Indian troops laying telephone wires over desert in Mesopotamia.
Abdul Rauf Khan to Lance Dafadar Abdul Jabar Khan (Hindustani Muslim, 6th Cavalry, France)
21st Combined Field Ambulance, Mesopotamia, 7th March 1916You know very well that I am not in India. I am here with Force D. You must know very well where Force D is [Mesopotamia]. Since coming here I have met many men who were formerly in France. From them we have heard all about France. In truth you must be very comfortable there, since the ‘public’ there are so civilized, and money, too, is plentiful. The particular part of the world where I am is a strange place. The seasons here are quite different from what you experience anywhere else. We have already had experience of the cold and wet. Now the heat is threatening us from afar. It rains very heavily and the entire surface of the land becomes a quagmire in which the slush is knee deep. When I used to march in this slush, I used to remember God! Since I left India I have not seen a metalled road. Except for date trees which one sees here and there along the course of the river, there is not another tree to swear by. We drink river water. Wells cannot be dug here. Except for the barren, naked plain, there is nothing to see. The soil certainly is fertile, but the ‘public’ here are so thoughtless and careless that they do not make any attempt to till it. The lice infest one’s clothes to such an extent that our hope [of release from them] is in God alone. The summer is coming on gradually. It is stated here that the mosquitoes are enormous, and I have been afraid of them from the beginning.

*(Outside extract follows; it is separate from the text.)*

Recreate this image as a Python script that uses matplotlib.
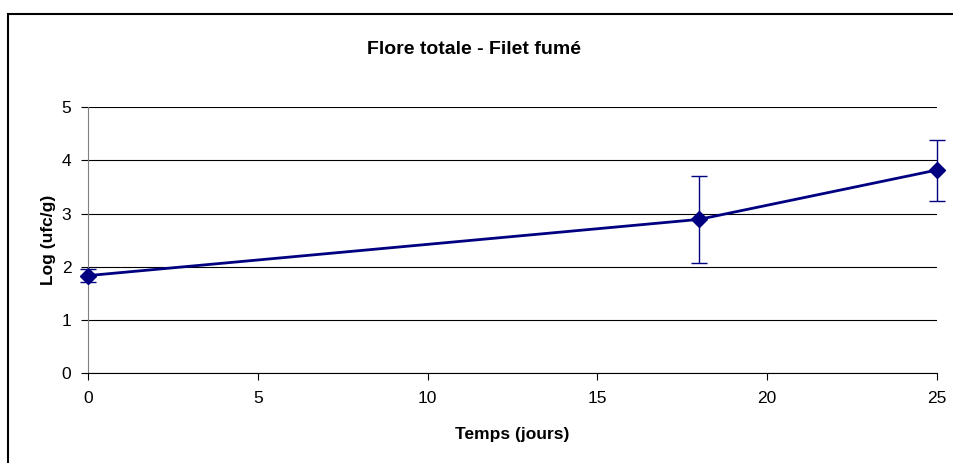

- Omissi, Indian Voices of the Great War, 160-161.
Adbul Najid Khan (Muslim) to Suliman Khan (3rd Skinner’s Horse, France)

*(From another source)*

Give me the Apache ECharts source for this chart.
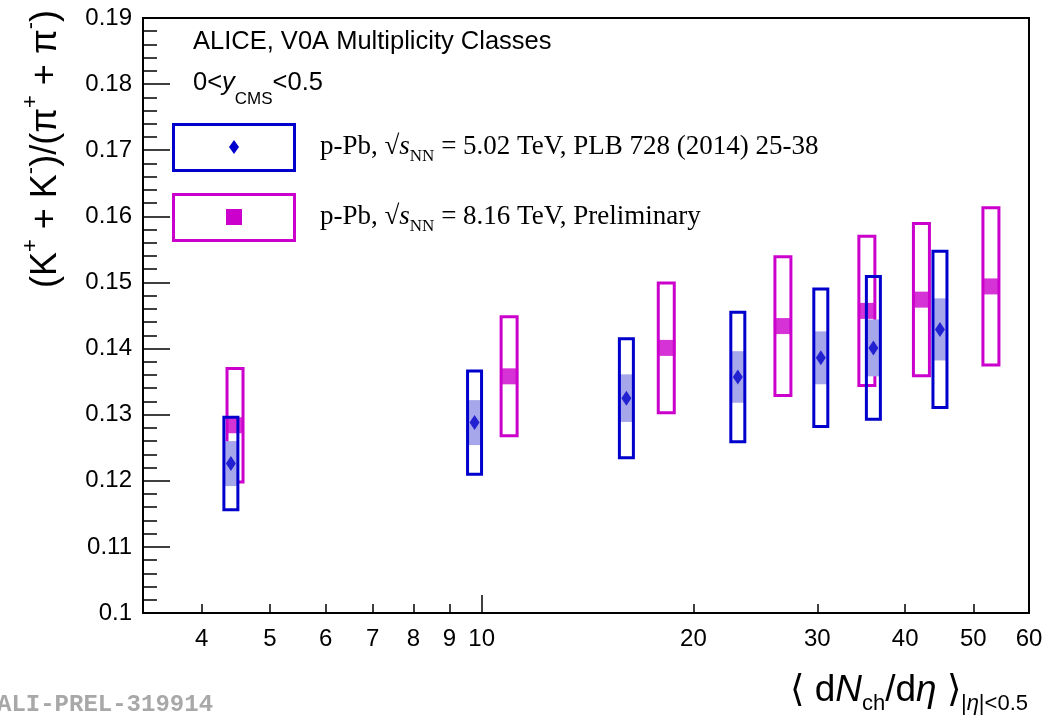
<!DOCTYPE html>
<html>
<head>
<meta charset="utf-8">
<script src="https://cdn.jsdelivr.net/npm/echarts@6/dist/echarts.min.js"></script>
<style>
html,body{margin:0;padding:0;background:#fff;}
#c{width:1045px;height:719px;}
</style>
</head>
<body>
<div id="c"></div>
<script>
// ---- data ----
// p-Pb 5.02 TeV (PLB 728 (2014) 25-38)
const x502   = [4.40, 9.77, 16.06, 23.13, 30.35, 36.05, 44.83];
const y502   = [0.1226, 0.1288, 0.1325, 0.1357, 0.1386, 0.1401, 0.1429];
const sys502 = [0.0070, 0.0078, 0.0090, 0.0098, 0.0104, 0.0108, 0.0118];
const unc502 = [0.0034, 0.0034, 0.0036, 0.0039, 0.0040, 0.0043, 0.0047];
// p-Pb 8.16 TeV (Preliminary)
const x816   = [4.46, 10.94, 18.30, 26.81, 35.29, 42.19, 52.97];
const y816   = [0.1284, 0.1358, 0.1401, 0.1434, 0.1457, 0.1474, 0.1494];
const sys816 = [0.0086, 0.0090, 0.0098, 0.0105, 0.0113, 0.0115, 0.0119];
// axis ticks
const xTickLabels = [4, 5, 6, 7, 8, 9, 10, 20, 30, 40, 50, 60];
const xMajorTicks = [10];
const xRange = [3.3, 60];
const yRange = [0.1, 0.19];

const BLUE = '#0000cc', MAG = '#cc00cc', LIGHT = '#a6a6eb';
const lg = Math.log10;

const d502 = x502.map((x, i) => [lg(x), y502[i], sys502[i], unc502[i]]);
const d816 = x816.map((x, i) => [lg(x), y816[i], sys816[i], 0]);

function boxRenderer(color, w, withFill) {
  return function (params, api) {
    const x = api.value(0), y = api.value(1), e = api.value(2), u = api.value(3);
    const top = api.coord([x, y + e]);
    const bot = api.coord([x, y - e]);
    const children = [];
    if (withFill) {
      const ft = api.coord([x, y + u]);
      const fb = api.coord([x, y - u]);
      children.push({
        type: 'rect',
        shape: { x: ft[0] - w / 2, y: ft[1], width: w, height: fb[1] - ft[1] },
        style: { fill: LIGHT }
      });
    }
    children.push({
      type: 'rect',
      shape: { x: top[0] - w / 2, y: top[1], width: w, height: bot[1] - top[1] },
      style: { fill: 'none', stroke: color, lineWidth: 3 }
    });
    return { type: 'group', children };
  };
}

const FONT = 'Liberation Sans';
const SERIF = 'Liberation Serif';

const chart = echarts.init(document.getElementById('c'), null, { renderer: 'canvas' });
chart.setOption({
  animation: false,
  backgroundColor: '#fff',
  grid: {
    left: 143, right: 16, top: 18, bottom: 106,
    show: true, borderColor: '#000', borderWidth: 2,
    containLabel: false, outerBoundsMode: 'none'
  },
  xAxis: [{
    type: 'value',
    min: lg(xRange[0]), max: lg(xRange[1]),
    axisLine: { show: true, lineStyle: { color: '#000', width: 2 } },
    splitLine: { show: false },
    axisTick: { show: true, inside: true, length: 9, lineStyle: { color: '#000', width: 1.5 },
      customValues: xTickLabels.map(lg) },
    axisLabel: { show: true, margin: 14, color: '#000', fontFamily: FONT, fontSize: 24,
      customValues: xTickLabels.map(lg),
      formatter: v => String(Math.round(Math.pow(10, v))) }
  }, {
    type: 'value', position: 'bottom',
    min: lg(xRange[0]), max: lg(xRange[1]),
    axisLine: { show: false },
    splitLine: { show: false },
    axisTick: { show: true, inside: true, length: 18, lineStyle: { color: '#000', width: 1.5 },
      customValues: xMajorTicks.map(lg) },
    axisLabel: { show: false }
  }],
  yAxis: {
    type: 'value', min: yRange[0], max: yRange[1], interval: 0.01,
    axisLine: { show: true, lineStyle: { color: '#000', width: 2 } },
    splitLine: { show: false },
    axisTick: { show: true, inside: true, length: 27, lineStyle: { color: '#000', width: 1.5 } },
    minorTick: { show: true, splitNumber: 5, length: 14, lineStyle: { color: '#000', width: 1.5 } },
    minorSplitLine: { show: false },
    axisLabel: { margin: 11, color: '#000', fontFamily: FONT, fontSize: 24,
      formatter: v => String(parseFloat(v.toFixed(3))) }
  },
  series: [
    { type: 'custom', name: '8.16 sys', data: d816, renderItem: boxRenderer(MAG, 16, false), z: 2, silent: true },
    { type: 'scatter', name: '8.16', data: d816.map(d => [d[0], d[1]]), symbol: 'rect', symbolSize: [18, 16],
      itemStyle: { color: MAG }, z: 3, silent: true },
    { type: 'custom', name: '5.02 sys', data: d502, renderItem: boxRenderer(BLUE, 14, true), z: 4, silent: true },
    { type: 'scatter', name: '5.02', data: d502.map(d => [d[0], d[1]]), symbol: 'diamond', symbolSize: [10, 15],
      itemStyle: { color: BLUE }, z: 6, silent: true }
  ],
  graphic: [
    // y-axis title
    { type: 'text', x: 42, y: 149, rotation: Math.PI / 2, z: 10,
      style: {
        text: '{m|(K}{s|+}{m| + K}{s|-}{m|)/(π}{s|+}{m| + π}{s|-}{m|)}',
        align: 'center', verticalAlign: 'middle',
        rich: {
          m: { fontFamily: FONT, fontSize: 36, fill: '#000', lineHeight: 44, verticalAlign: 'bottom' },
          s: { fontFamily: FONT, fontSize: 22, fill: '#000', lineHeight: 44, verticalAlign: 'top' }
        }
      } },
    // x-axis title
    { type: 'text', x: 1028, y: 691, z: 10,
      style: {
        text: '{m|⟨ d}{i|N}{b|ch}{m|/d}{i|η}{m| ⟩}{b||}{c|η}{b||<0.5}',
        align: 'right', verticalAlign: 'middle',
        rich: {
          m: { fontFamily: FONT, fontSize: 37, fill: '#000', lineHeight: 48, verticalAlign: 'middle' },
          i: { fontFamily: FONT, fontSize: 37, fontStyle: 'italic', fill: '#000', lineHeight: 48, verticalAlign: 'middle' },
          b: { fontFamily: FONT, fontSize: 22, fill: '#000', lineHeight: 48, verticalAlign: 'bottom' },
          c: { fontFamily: FONT, fontSize: 22, fontStyle: 'italic', fill: '#000', lineHeight: 48, verticalAlign: 'bottom' }
        }
      } },
    // header texts
    { type: 'text', x: 193, y: 42, z: 10,
      style: { text: 'ALICE, V0A Multiplicity Classes', fontFamily: FONT, fontSize: 25.5, fill: '#000',
        align: 'left', verticalAlign: 'middle' } },
    { type: 'text', x: 193, y: 89, z: 10,
      style: {
        text: '{m|0<}{i|y}{b|CMS}{m|<0.5}',
        align: 'left', verticalAlign: 'middle',
        rich: {
          m: { fontFamily: FONT, fontSize: 25.5, fill: '#000', lineHeight: 38, verticalAlign: 'top' },
          i: { fontFamily: FONT, fontSize: 25.5, fontStyle: 'italic', fill: '#000', lineHeight: 38, verticalAlign: 'top' },
          b: { fontFamily: FONT, fontSize: 17, fill: '#000', lineHeight: 38, verticalAlign: 'bottom' }
        }
      } },
    // legend entries
    { type: 'rect', shape: { x: 173.5, y: 124.5, width: 121, height: 46 }, z: 10,
      style: { fill: 'none', stroke: BLUE, lineWidth: 3 } },
    { type: 'polygon', shape: { points: [[234, 140], [239, 147], [234, 154], [229, 147]] }, z: 10,
      style: { fill: BLUE } },
    { type: 'text', x: 320, y: 147, z: 10,
      style: {
        text: '{m|p-Pb, √}{i|s}{b|NN}{m| = 5.02 TeV, PLB 728 (2014) 25-38}',
        align: 'left', verticalAlign: 'middle',
        rich: {
          m: { fontFamily: SERIF, fontSize: 27, fill: '#000', lineHeight: 36, verticalAlign: 'middle' },
          i: { fontFamily: SERIF, fontSize: 27, fontStyle: 'italic', fill: '#000', lineHeight: 36, verticalAlign: 'middle' },
          b: { fontFamily: SERIF, fontSize: 17, fill: '#000', lineHeight: 36, verticalAlign: 'bottom' }
        }
      } },
    { type: 'rect', shape: { x: 173.5, y: 194.5, width: 121, height: 46 }, z: 10,
      style: { fill: 'none', stroke: MAG, lineWidth: 3 } },
    { type: 'rect', shape: { x: 226, y: 209, width: 16, height: 16 }, z: 10,
      style: { fill: MAG } },
    { type: 'text', x: 320, y: 217, z: 10,
      style: {
        text: '{m|p-Pb, √}{i|s}{b|NN}{m| = 8.16 TeV, Preliminary}',
        align: 'left', verticalAlign: 'middle',
        rich: {
          m: { fontFamily: SERIF, fontSize: 27, fill: '#000', lineHeight: 36, verticalAlign: 'middle' },
          i: { fontFamily: SERIF, fontSize: 27, fontStyle: 'italic', fill: '#000', lineHeight: 36, verticalAlign: 'middle' },
          b: { fontFamily: SERIF, fontSize: 17, fill: '#000', lineHeight: 36, verticalAlign: 'bottom' }
        }
      } },
    // watermark
    { type: 'text', x: -3, y: 705, z: 10,
      style: { text: 'ALI-PREL-319914', fontFamily: 'Liberation Mono', fontWeight: 'bold', fontSize: 24,
        fill: '#a8a8a8', align: 'left', verticalAlign: 'middle' } }
  ]
});
</script>
</body>
</html>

Rohtak, Punjab, 18th March 1916
I had a letter received today from my brother Sadikall Khan from Basrah, three days ago. He says he is constantly ill, and that every few days his health changes. He says also that the heat is unbearable and that the country [Mesopotamia] is the very opposite of France; that he is neither fit to fight nor ill enough to return to India; that, except for dates and the heat, nothing is to be found. Where, he asks, is that France, and those courteous people; where those fine open roads; where all those nice things? In short, this country, he says, is the entire opposite of France. [Letter passed]
- Omissi, Indian Voices of the Great War, 165.